When a mirrored SBD parttition exists, SBDUTIL -V on the Master shows toggling values for all other nodes

  • 7001848
  • 11-Nov-2008
  • 27-Apr-2012

Environment

Novell Cluster Services 1.8.4
Novell Open Enterprise Server (Linux based)

Situation

When in a Novell cluster environment a mirrored SBD partition is being used a "watch sbdutil -v" on the cluster Master node 
will show toggling values for all the other cluster nodes.

Currently all secondary nodes are only writing to their own slot on only one of the SBD partitions, not to the
mirrored SBD partition.

The problem with an SBD partition that is not properly mirroring is that when the access to the current SBD partition is lost, all the
cluster nodes will now have to read their information from the mirrored SBD partition.

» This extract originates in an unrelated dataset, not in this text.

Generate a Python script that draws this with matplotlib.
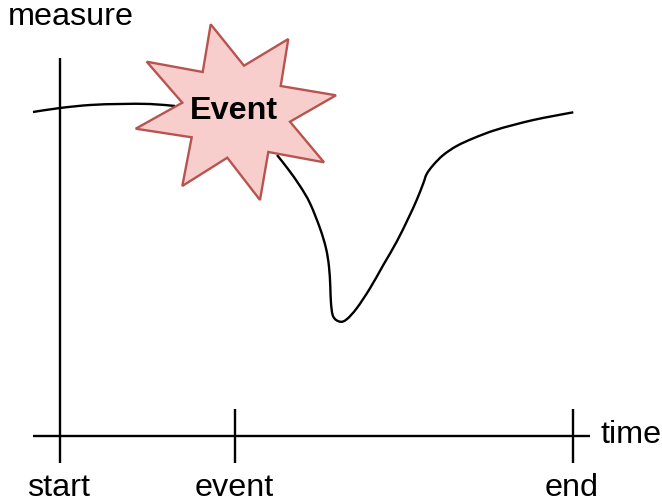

Since they will then not see the increased values they expect to see they will be cast out of the cluster.

Resolution

The fix has been coded for both OES1 and OES2 and has been released to the appropriate update channels for the respective distribution:
  • For OES1 the fix has been released in patch-12247 which is currently available from the OES patch channel.
Note: You must have applied patch-12266 which would give you the latest kernel modules for clustering, adminfs and zapi-shim, but that this does not contain the fix for this issue.
  • For OES2 the fix has been released in maintenance patch oes2-novell-nss-5503-0 which is available from the OES2 catalog.

Additional Information

Root cause analysis of the problem has revealed that:
  • Only the cluster node having the Master IP Address is updating the slots on both SBD partitions
  • All cluster slave nodes only update their own slot on the SBD partition, but not the other
  • Running "sbdutil -v" on the slave nodes will only read from one SBD partition
  • Running "sbdutil -v" on the master will 'load-balance' the SBD reads and for this reason we will see the 'toggling values' as every second read will go to the second SBD partition
It was found that a problem in the nwraid1 driver caused this specific behavior.


Note: When you still see such toggling values on the SBD partition, after you have applied the above mentioned patches, please verify that the node is actually updating its information to the SBD partition properly.

Under normal circumstances, the problem will correct itself after the patch is installed and the server rebooted. Each node will then write to its respective sector on disk, and functionality is restored.

In the case where there is no longer a node at the offending offset, it can no longer write to the SBD partition and than it is best to recreate the SBD partition.